Frente a la abigarrada autoimagen que nos lega su póstuma producción, el retrato que emerge del artículo para el número de marzo de 2020 de la revista inglesa The Critic es el de un  pensador inmerso en las corrientes de la posmodernidad. Nos revela el fundador de la revista Standpoint los múltiples Steiner: entre otros, el controvertido ratón de biblioteca o el indefectible erudito afanando en una universalidad con impulsos aislacionistas. Contra las patologías de la auto-reclusión, las sabidurías del “arqueólogo arquetípico de tesoros escondidos, testigos de una civilización perdida demasiado recientemente”. 

Comprensiva, siempre irónica, la intención del colaborador del Times Literary Supplement logra elevar al autor de Lenguaje y silencio (1967), por asociación, a las santidades imperfectas del mutismo, rodeado de canónicos apóstoles (Coleridge, Matthew Arnold, T.S. Eliot): explora las conexiones, nos conduce a la realidad interna de unas obras no autobiográficas, aunque toman prestadas anécdotas, escritas “en una jerga rebuscada, formal y pretenciosa, que no parece inglesa, bordeando los límites de la autoparodia”, todo un sistema respaldado por un conocimiento a base de ideas felices y sostenidos argumentos. 

No así, de hacer caso a Johnson, en relatos como El traslado de A. H. a San Cristóbal (1996), donde el Führer, uno de los personajes, “habla más como Steiner que como Hitler”. Observa el miembro de la Academia Británica, en opinión del redactor de Neoliberales alemanes (1989), las virtudes de la autosuficiencia, el ingenio práctico, la reticencia extrema. Al rechazar las instituciones, “Steiner descubrió un hecho felizmente indiscutible: que la lectura cercana, la inmersión en el texto, requieren del silencio”. Tal vez por ello, encerrado en la solidez de su ego, renunció a todo motivo consciente que no fuera individualmente recto. 

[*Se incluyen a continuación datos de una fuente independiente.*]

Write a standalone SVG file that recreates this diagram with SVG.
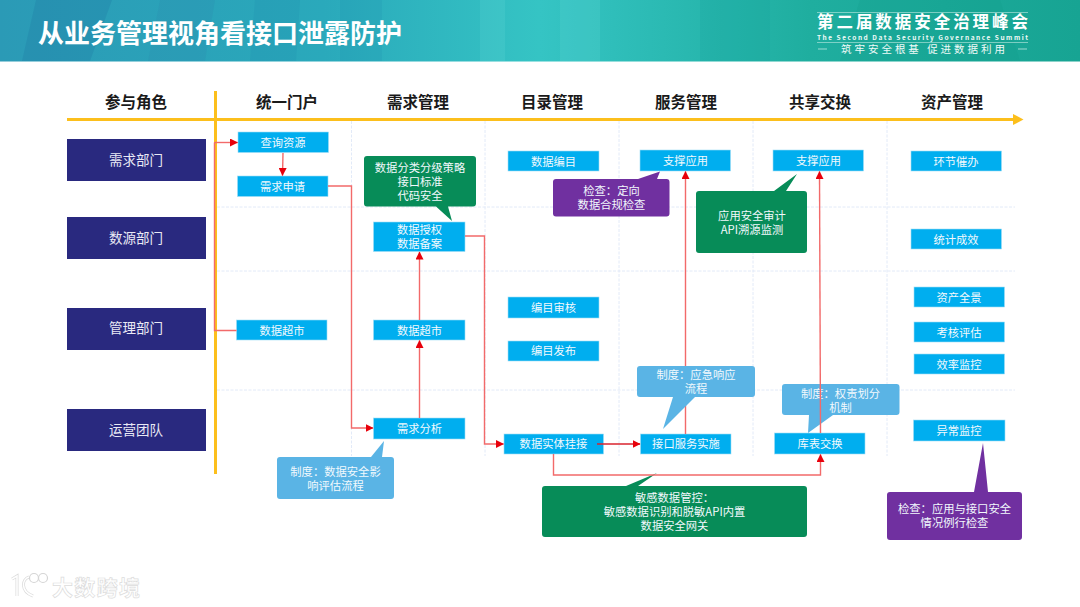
<svg xmlns="http://www.w3.org/2000/svg" width="1080" height="607" viewBox="0 0 1080 607">
<style>
text{font-family:"Noto Sans CJK SC","Liberation Sans",sans-serif;text-anchor:middle}
.b{fill:#00aeef;stroke:#9fdcf5;stroke-width:.6}
.r{fill:#29297f}
.t{font-size:11.3px;fill:#f2f9fd}
.rt{font-size:13.5px;fill:#e9e9f5}
.h{font-size:15.5px;font-weight:700;fill:#1a1a1a}
.g{stroke:#dfe8f7;stroke-width:.9;stroke-dasharray:3 1.5;fill:none}
.green{fill:#078c58}
.purple{fill:#7030a0}
.blue{fill:#5ab4e5}
.c{fill:none;stroke:#f26a6a;stroke-width:1.4}
.wm{fill:#fff;stroke:#dcdcdc;stroke-width:.7;font-size:21px;font-weight:700}
</style>
<defs>
<linearGradient id="hd" x1="0" x2="1" y1="0" y2="0"><stop offset="0" stop-color="#2b9ab6"/><stop offset=".3" stop-color="#2aa9bb"/><stop offset=".5" stop-color="#35c4c4"/><stop offset=".75" stop-color="#1fae9f"/><stop offset="1" stop-color="#17a493"/></linearGradient>
<marker id="a" markerWidth="9" markerHeight="8" refX="7.5" refY="4" orient="auto" markerUnits="userSpaceOnUse"><path d="M0 0L8 4L0 8Z" fill="#e8000b"/></marker>
</defs>
<rect width="1080" height="607" fill="#fff"/>
<g id="header">
<rect width="1080" height="61.5" fill="url(#hd)"/>
<path d="M22 61L36 0H112L90 61Z" fill="#1f7fa6" opacity=".35"/>
<path d="M148 61L160 0H215L205 61Z" fill="#2b8fb0" opacity=".3"/>
<path d="M250 61L255 0H300L296 61Z" fill="#1f8fae" opacity=".25"/>
<path d="M340 61V0H382V61Z" fill="#1f8fae" opacity=".2"/>
<path d="M480 61V0H505V61ZM560 61V0H600V61Z" fill="#7fe6e0" opacity=".14"/>
<path d="M700 61V0H770V61Z" fill="#16a09a" opacity=".2"/>
<path d="M840 61L860 0H1000L1020 61Z" fill="#0f9a88" opacity=".2"/>
<text x="220" y="43" font-size="26" font-weight="700" fill="#fff">从业务管理视角看接口泄露防护</text>
<path d="M817 12.5H1028M817 42.500H1028" stroke="#bfe9e2" stroke-width=".6"/>
<text x="922.500" y="28" font-size="16.500" font-weight="700" fill="#fff" textLength="211">第二届数据安全治理峰会</text>
<text x="922.500" y="39.500" font-size="6.500" font-weight="700" fill="#f0fbf8" textLength="211" font-family="Liberation Sans">The Second Data Security Governance Summit</text>
<text x="923" y="53" font-size="10.500" fill="#eefaf7" textLength="164">筑牢安全根基  促进数据利用</text>
<path d="M818 49H827M1018 49H1027" stroke="#bfe9e2" stroke-width=".8"/>
</g>
<g id="grid">
<path class="g" d="M217 207H1015M217 271H1015M217 390H1015M351.500 121V456M485 121V456M619 121V456M753 121V456M887 121V456"/>
</g>
<g id="axes">
<path d="M67 119.500H1015" stroke="#fcbf1c" stroke-width="3" fill="none"/>
<path d="M1013 114L1023.500 119.500L1013 125Z" fill="#fcbf1c"/>
<path d="M215.500 91V474" stroke="#fcbf1c" stroke-width="3" fill="none"/>
</g>
<g id="headers">
<text class="h" x="136" y="108">参与角色</text>
<text class="h" x="287" y="108">统一门户</text>
<text class="h" x="418" y="108">需求管理</text>
<text class="h" x="552" y="108">目录管理</text>
<text class="h" x="686" y="108">服务管理</text>
<text class="h" x="820" y="108">共享交换</text>
<text class="h" x="952" y="108">资产管理</text>
</g>
<g id="role-demand"><rect class="r" x="67" y="139" width="139" height="42"/><text class="rt" x="136" y="165">需求部门</text></g>
<g id="role-source"><rect class="r" x="67" y="217" width="139" height="42"/><text class="rt" x="136" y="243">数源部门</text></g>
<g id="role-admin"><rect class="r" x="67" y="308" width="139" height="42"/><text class="rt" x="136" y="333">管理部门</text></g>
<g id="role-ops"><rect class="r" x="67" y="409" width="139" height="42"/><text class="rt" x="136" y="435">运营团队</text></g>

<g id="n-query"><rect class="b" x="238" y="132" width="90.500" height="20.500"/><text class="t" x="283" y="146.500">查询资源</text></g>
<g id="n-apply"><rect class="b" x="237.500" y="176" width="90.500" height="20.500"/><text class="t" x="282.500" y="190.500">需求申请</text></g>
<g id="n-market1"><rect class="b" x="236.500" y="320" width="90.500" height="20"/><text class="t" x="282" y="334.500">数据超市</text></g>
<g id="n-auth"><rect class="b" x="373.500" y="222" width="91.500" height="29.500"/><text class="t" x="419.500" y="234">数据授权</text><text class="t" x="419.500" y="248">数据备案</text></g>
<g id="n-market2"><rect class="b" x="373.500" y="320" width="91.500" height="20"/><text class="t" x="419.500" y="334.500">数据超市</text></g>
<g id="n-analysis"><rect class="b" x="373.500" y="418" width="91.500" height="21"/><text class="t" x="419.500" y="432.500">需求分析</text></g>
<g id="n-catalog"><rect class="b" x="508" y="151" width="91" height="20"/><text class="t" x="553.500" y="165.500">数据编目</text></g>
<g id="n-review"><rect class="b" x="508" y="297" width="91" height="21"/><text class="t" x="553.500" y="311.500">编目审核</text></g>
<g id="n-publish"><rect class="b" x="508" y="341" width="91" height="20"/><text class="t" x="553.500" y="355">编目发布</text></g>
<g id="n-entity"><rect class="b" x="504" y="434" width="99.500" height="20"/><text class="t" x="553.500" y="448">数据实体挂接</text></g>
<g id="n-support1"><rect class="b" x="640" y="150" width="90.500" height="21"/><text class="t" x="685.500" y="164.500">支撑应用</text></g>
<g id="n-impl"><rect class="b" x="640.500" y="434" width="90.500" height="20"/><text class="t" x="686" y="448">接口服务实施</text></g>
<g id="n-support2"><rect class="b" x="773" y="150" width="90.500" height="21"/><text class="t" x="818.500" y="164.500">支撑应用</text></g>
<g id="n-exchange"><rect class="b" x="774.500" y="433" width="90.500" height="21"/><text class="t" x="820" y="447.500">库表交换</text></g>
<g id="n-urge"><rect class="b" x="911" y="151" width="90.500" height="20"/><text class="t" x="956" y="165.500">环节催办</text></g>
<g id="n-stat"><rect class="b" x="911" y="229" width="90.500" height="20"/><text class="t" x="956" y="243.500">统计成效</text></g>
<g id="n-panorama"><rect class="b" x="914" y="287" width="90.500" height="20"/><text class="t" x="959" y="301.500">资产全景</text></g>
<g id="n-assess"><rect class="b" x="914" y="322" width="90.500" height="20"/><text class="t" x="959" y="336.500">考核评估</text></g>
<g id="n-eff"><rect class="b" x="914" y="354" width="90.500" height="20"/><text class="t" x="959" y="368.500">效率监控</text></g>
<g id="n-anomaly"><rect class="b" x="913.500" y="420" width="91.500" height="21"/><text class="t" x="959" y="434.500">异常监控</text></g>

<g id="callout-policy"><path class="green" d="M367 156H473Q476 156 476 159V203.500Q476 206.500 473 206.500H448L452 221L436 206.500H367Q364 206.500 364 203.500V159Q364 156 367 156Z"/><text class="t" x="420" y="172">数据分类分级策略</text><text class="t" x="420" y="186">接口标准</text><text class="t" x="420" y="200">代码安全</text></g>
<g id="callout-check1"><path class="purple" d="M556 179H638L660 171.500L657 179H666.500Q669.500 179 669.500 182V213.500Q669.500 216.500 666.500 216.500H556Q553 216.500 553 213.500V182Q553 179 556 179Z"/><text class="t" x="611.500" y="195">检查：定向</text><text class="t" x="611.500" y="209">数据合规检查</text></g>
<g id="callout-audit"><path class="green" d="M699 191H774L797 174L786 191H804Q807 191 807 194V250Q807 253 804 253H699Q696 253 696 250V194Q696 191 699 191Z"/><text class="t" x="752" y="220">应用安全审计</text><text class="t" x="752" y="234">API溯源监测</text></g>
<g id="callout-impact"><path class="blue" d="M280 457H371L384 441L382 457H391Q394 457 394 460V496Q394 499 391 499H280Q277 499 277 496V460Q277 457 280 457Z"/><text class="t" x="335.500" y="476">制度：数据安全影</text><text class="t" x="335.500" y="490">响评估流程</text></g>
<g id="callout-duty"><path class="blue" d="M785 384H896.500Q899.500 384 899.500 387V412Q899.500 415 896.500 415H833L808 433L809 415H785Q782 415 782 412V387Q782 384 785 384Z"/><text class="t" x="840.500" y="398">制度：权责划分</text><text class="t" x="840.500" y="412">机制</text></g>
<g id="callout-sensitive"><path class="green" d="M545 486H626L657 473L638 486H804Q807 486 807 489V534Q807 537 804 537H545Q542 537 542 534V489Q542 486 545 486Z"/><text class="t" x="674.500" y="501.500">敏感数据管控：</text><text class="t" x="674.500" y="515.500">敏感数据识别和脱敏API内置</text><text class="t" x="674.500" y="529.500">数据安全网关</text></g>
<g id="callout-check2"><path class="purple" d="M890 492H974L983 443L988 492H1019Q1022 492 1022 495V537Q1022 540 1019 540H890Q887 540 887 537V495Q887 492 890 492Z"/><text class="t" x="954.500" y="513">检查：应用与接口安全</text><text class="t" x="954.500" y="527">情况例行检查</text></g>

<g id="connectors">
<path class="c" d="M214.500 142.500H237.500" marker-end="url(#a)"/>
<path class="c" d="M214.500 142.500V330.500H236.500"/>
<path class="c" d="M283 153L282.500 175.500" marker-end="url(#a)"/>
<path class="c" d="M328 186H351.500V428H373" marker-end="url(#a)"/>
<path class="c" d="M419.500 418V340.500" marker-end="url(#a)"/>
<path class="c" d="M419.500 320V252" marker-end="url(#a)"/>
<path class="c" d="M465 236H484.500V444H503.500" marker-end="url(#a)"/>
<path class="c" d="M597 444H640" marker-end="url(#a)" style="stroke:#d9232e"/>
<path class="c" d="M553.500 454V475H820.500V454.500" marker-end="url(#a)"/>
<path class="c" d="M685.500 434V171.500" marker-end="url(#a)"/>
<path class="c" d="M820.500 433L819.500 171.500" marker-end="url(#a)"/>
</g>

<g id="callout-emergency"><path class="blue" d="M640 366H752Q755 366 755 369V394Q755 397 752 397H695L663 429L673 397H640Q637 397 637 394V369Q637 366 640 366Z"/><text class="t" x="696" y="379">制度：应急响应</text><text class="t" x="696" y="393">流程</text></g>

<g id="watermark">
<text class="wm" x="96" y="595" textLength="88">大数跨境</text>
<path d="M12 579L17 576V596M29 577C22 579 20 591 33 596" fill="none" stroke="#dcdcdc" stroke-width="3"/>
<path d="M12 579L17 576V596M29 577C22 579 20 591 33 596" fill="none" stroke="#fff" stroke-width="1.500"/>
<circle cx="34" cy="578" r="4.500" fill="#fff" stroke="#d5d5d5" stroke-width="1.200"/>
<circle cx="43" cy="578" r="4.500" fill="#fff" stroke="#d5d5d5" stroke-width="1.200"/>
</g>
</svg>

A partir de los hallazgos personales, el cronista de The Times yuxtapone las peripecias del místico, “consciente de que lo que callamos importa tanto como lo que decimos”. Recaba los encuentros transcendentales, los arreglos prácticos y las declaraciones de un “intelectual muy inglés (…) a pesar de (o gracias a) sus marcos de referencia europeos y transatlánticos”. A días de su desaparición, no remite la oleada de atención mediática, empeñada en la ascética supervivencia del héroe que nos da la espalda, de manera tan decisiva que tiene algo de convincente. Pero aparte de ese gesto iniciático, románticamente imprudente, ¿qué tiene que ofrecer a la posteridad el erudito de Cambridge? La urgencia de vivir con atención plena, en todo momento, de forma consciente.